Three former Colombian Presidents – César Gaviria (1990-1994); Andrés Pastrana (1998-2002); and Álvaro Uribe Vélez (2002-2010) – are closing ranks to block key reforms of the Petro administration less than a month before Congress resumes on July 20.
The influential heads of the Liberal, Conservative and Centro Democrático parties, have heeded a call from Juan Manuel Santos’ former Vice-President Germán Vargas Lleras to join a coalition that would give majority in Congress to the opposition.
Vargas Lleras aims to unite 62 of 106 Senators to vote against the health, labor and pension reforms of the leftist government. “Should this happen, the country can have the tranquility that over the next three-years (of the Petro government), we will avoid catastrophe,” stated Vargas Lleras on Twitter.
The leader of Cambio Radical party proposed a coalition during a meeting with the business community of Barranquilla, and accompanied by Alejandro Char, the front-running candidate for mayor of this coastal capital.
Gaviria was the first ex-Colombian President to confirm that he spoke with the 61-year-old politician and welcomed the opportunity “to do something.” The head of the Liberal Party highlighted the importance of “voting laws that are sensible…period” and in a statement on social media, made clear that “no democratic current” will be left out of Vargas’ coalition. “Petro’s reforms will not pass in Congress…very soon we will recover Colombia!” he said.
Even though Vargas Lleras originally extended the invitation to the former Presidents – and respective lawmakers – former presidential candidate Ingrid Betancourt of the Green Oxygen Party also gave her thumbs up to participate in the alliance. “We support the initiative of Germán Vargas. It is time for a generous union, devoid of personalities, thinking responsibly about saving our democratic institutions,” she said. Betancourt and Vargas have become leading opposition voices to the policies and proposed reforms of President Petro. “This is not a question of left or right, but of courage to take on the challenges and overcome the governance crisis of the current government,” she added.
Born in 1962 in Bogotá, Vargas Lleras hails from a family with a long history of political involvement. He is the grandson of former Colombian President Carlos Lleras Restrepo, and the son of diplomat Guillermo Vargas Espinosa.
Vargas Lleras began his political career at an early age, driven by a strong desire to contribute to the development and progress of his country. He completed his undergraduate studies at the Universidad de los Andes, where he obtained a degree in law.

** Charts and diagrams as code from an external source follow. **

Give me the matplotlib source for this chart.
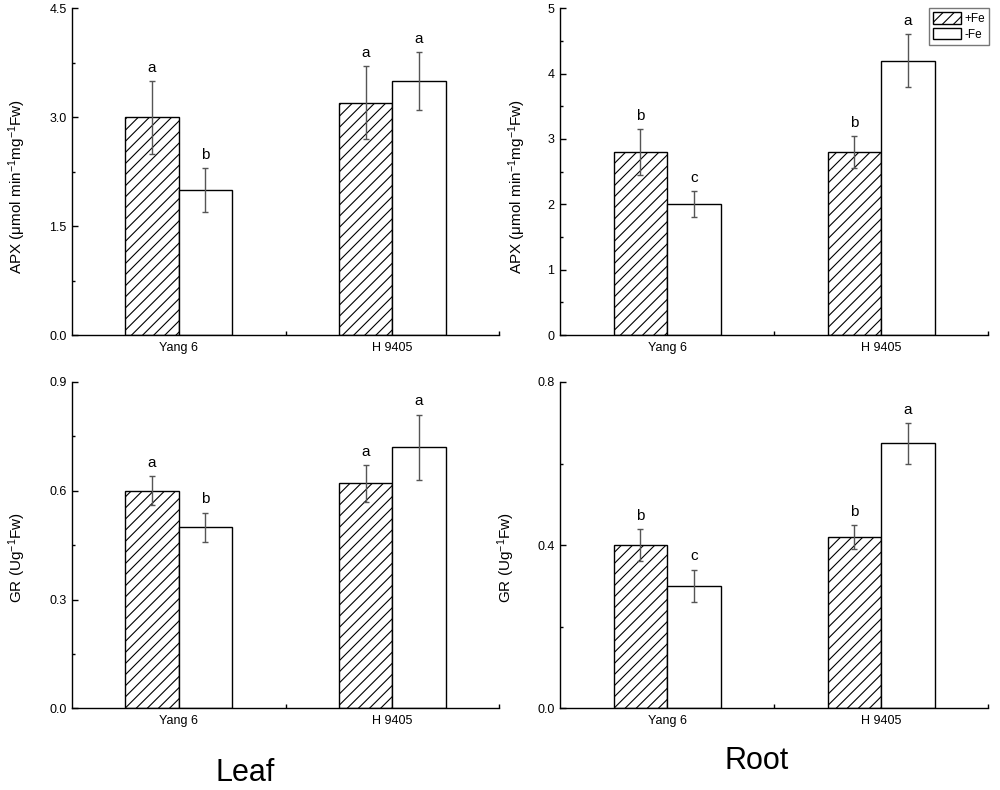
import matplotlib
matplotlib.use("Agg")
import matplotlib.pyplot as plt
from matplotlib.ticker import MultipleLocator, FormatStrFormatter, FixedLocator
import numpy as np

plt.rcParams['font.family'] = ['Liberation Sans', 'DejaVu Sans']
plt.rcParams['mathtext.fontset'] = 'custom'
plt.rcParams['mathtext.rm'] = 'Liberation Sans'
plt.rcParams['mathtext.it'] = 'Liberation Sans:italic'
plt.rcParams['hatch.color'] = '#444444'
plt.rcParams['hatch.linewidth'] = 0.8

# ---------------- data ----------------
cultivars = ["Yang 6", "H 9405"]
treatments = ["+Fe", "-Fe"]

leaf_apx_plus = [3.0, 3.2]
leaf_apx_plus_err = [0.5, 0.5]
leaf_apx_minus = [2.0, 3.5]
leaf_apx_minus_err = [0.3, 0.4]
leaf_apx_letters_plus = ["a", "a"]
leaf_apx_letters_minus = ["b", "a"]

root_apx_plus = [2.8, 2.8]
root_apx_plus_err = [0.35, 0.25]
root_apx_minus = [2.0, 4.2]
root_apx_minus_err = [0.2, 0.4]
root_apx_letters_plus = ["b", "b"]
root_apx_letters_minus = ["c", "a"]

leaf_gr_plus = [0.60, 0.62]
leaf_gr_plus_err = [0.04, 0.05]
leaf_gr_minus = [0.50, 0.72]
leaf_gr_minus_err = [0.04, 0.09]
leaf_gr_letters_plus = ["a", "a"]
leaf_gr_letters_minus = ["b", "a"]

root_gr_plus = [0.40, 0.42]
root_gr_plus_err = [0.04, 0.03]
root_gr_minus = [0.30, 0.65]
root_gr_minus_err = [0.04, 0.05]
root_gr_letters_plus = ["b", "b"]
root_gr_letters_minus = ["c", "a"]

apx_label = "APX (\u03bcmol min$^{-1}$mg$^{-1}$Fw)"
gr_label = "GR (Ug$^{-1}$Fw)"

# ---------------- figure ----------------
fig = plt.figure(figsize=(10, 7.9), dpi=100)

panels = [
    ([0.072, 0.5759, 0.427, 0.4136], leaf_apx_plus, leaf_apx_plus_err, leaf_apx_minus, leaf_apx_minus_err,
     leaf_apx_letters_plus, leaf_apx_letters_minus, apx_label, 4.5, 1.5, 0.75, "%.1f", -0.103, 0.456),
    ([0.560, 0.5759, 0.428, 0.4136], root_apx_plus, root_apx_plus_err, root_apx_minus, root_apx_minus_err,
     root_apx_letters_plus, root_apx_letters_minus, apx_label, 5.0, 1.0, 0.5, "%d", -0.075, 0.456),
    ([0.072, 0.1034, 0.427, 0.4131], leaf_gr_plus, leaf_gr_plus_err, leaf_gr_minus, leaf_gr_minus_err,
     leaf_gr_letters_plus, leaf_gr_letters_minus, gr_label, 0.9, 0.3, 0.15, "%.1f", -0.103, 0.462),
    ([0.560, 0.1034, 0.428, 0.4131], root_gr_plus, root_gr_plus_err, root_gr_minus, root_gr_minus_err,
     root_gr_letters_plus, root_gr_letters_minus, gr_label, 0.8, 0.4, 0.2, "%.1f", -0.100, 0.462),
]

x = np.arange(len(cultivars)) + 0.5
w = 0.25
err_kw = dict(ecolor="#555555", elinewidth=1.0, capsize=2.5, capthick=1.0)

legend_handles = None
for (rect, p, pe, m, me, lp, lm, ylab, ymax, major, minor, fmt, lx, ly) in panels:
    ax = fig.add_axes(rect)
    b1 = ax.bar(x - w / 2, p, w, yerr=pe, facecolor="white", edgecolor="black",
                linewidth=1.0, hatch="///", error_kw=err_kw, label=treatments[0])
    b2 = ax.bar(x + w / 2, m, w, yerr=me, facecolor="white", edgecolor="black",
                linewidth=1.0, error_kw=err_kw, label=treatments[1])
    if legend_handles is None:
        legend_handles = (b1, b2)
    for xi, v, e, t in zip(x - w / 2, p, pe, lp):
        ax.annotate(t, (xi, v + e), xytext=(0, 9.5), textcoords="offset points",
                    ha="center", va="center", fontsize=11)
    for xi, v, e, t in zip(x + w / 2, m, me, lm):
        ax.annotate(t, (xi, v + e), xytext=(0, 9.5), textcoords="offset points",
                    ha="center", va="center", fontsize=11)

    ax.set_xlim(0, 2)
    ax.set_ylim(0, ymax)
    ax.spines["top"].set_visible(False)
    ax.spines["right"].set_visible(False)
    ax.spines["left"].set_linewidth(1.0)
    ax.spines["bottom"].set_linewidth(1.0)

    ax.set_xticks(x)
    ax.set_xticklabels(cultivars, fontsize=9)
    ax.xaxis.set_minor_locator(FixedLocator([1.0, 2.0]))
    ax.tick_params(axis="x", which="major", length=0, pad=5)
    ax.tick_params(axis="x", which="minor", direction="in", length=3, width=1)

    ax.yaxis.set_major_locator(MultipleLocator(major))
    ax.yaxis.set_minor_locator(MultipleLocator(minor))
    ax.yaxis.set_major_formatter(FormatStrFormatter(fmt))
    ax.tick_params(axis="y", which="major", direction="in", length=4, width=1, labelsize=9, pad=4)
    ax.tick_params(axis="y", which="minor", direction="in", length=2, width=1)

    ax.set_ylabel(ylab, fontsize=11)
    ax.yaxis.set_label_coords(lx, ly)

    if rect[0] > 0.5 and rect[1] > 0.5:
        leg = ax.legend(handles=list(legend_handles), labels=treatments, loc="upper right",
                        bbox_to_anchor=(1.003, 1.0), fontsize=8.5, frameon=True,
                        fancybox=False, borderpad=0.35, labelspacing=0.25,
                        handlelength=2.4, handleheight=1.1, handletextpad=0.3,
                        borderaxespad=0)
        leg.get_frame().set_edgecolor("#555555")
        leg.get_frame().set_linewidth(1.0)

fig.text(0.245, 1 - 781 / 790, "Leaf", fontsize=22, ha="center", va="baseline")
fig.text(0.757, 1 - 769 / 790, "Root", fontsize=22, ha="center", va="baseline")

fig.savefig("out.png", dpi=100, facecolor="white")
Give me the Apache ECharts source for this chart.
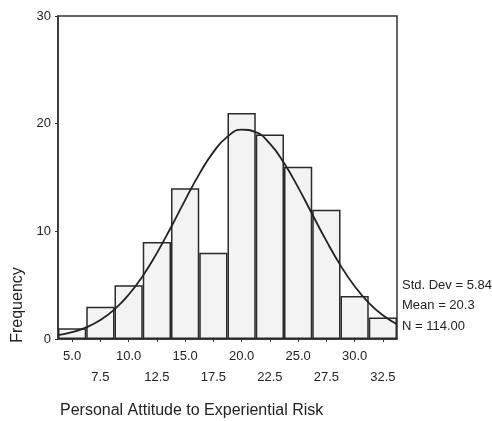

He furthered his education by earning a Master’s degree in Economic Law from the same university. In 1994, Vargas Lleras was elected to the House of Representatives, marking the beginning of his parliamentary career. During his time in Congress, he championed numerous initiatives aimed at promoting social welfare, improving infrastructure, and combating corruption.
Appointed Minister of the Interior and Justice under President Álvaro Uribe, during Vargas’ tenure, he focused on strengthening security measures, combating drug trafficking, and advancing the government’s agenda for peace and stability. His leadership and commitment have earned him widespread recognition both domestically and internationally.
In 2010, Vargas Lleras ran for the presidency but narrowly missed the opportunity to secure the top seat in the country. Undeterred by the setback, he returned to the political arena and, in 2014, announced his candidacy for the presidency once again, this time as party leader of Cambio Radical. Ahead of the 2022 Presidential election, Vargas announced that he would not run for president, and decision that has consolidated his role as Gustavo Petro’s most outspoken critic. Beyond the political sphere, Vargas Lleras is an accomplished author and columnist.
After one year of the Petro government, the liberal politician is rapidly expanding his political base and could be the one candidate who could stump a Petro reelection in 2026.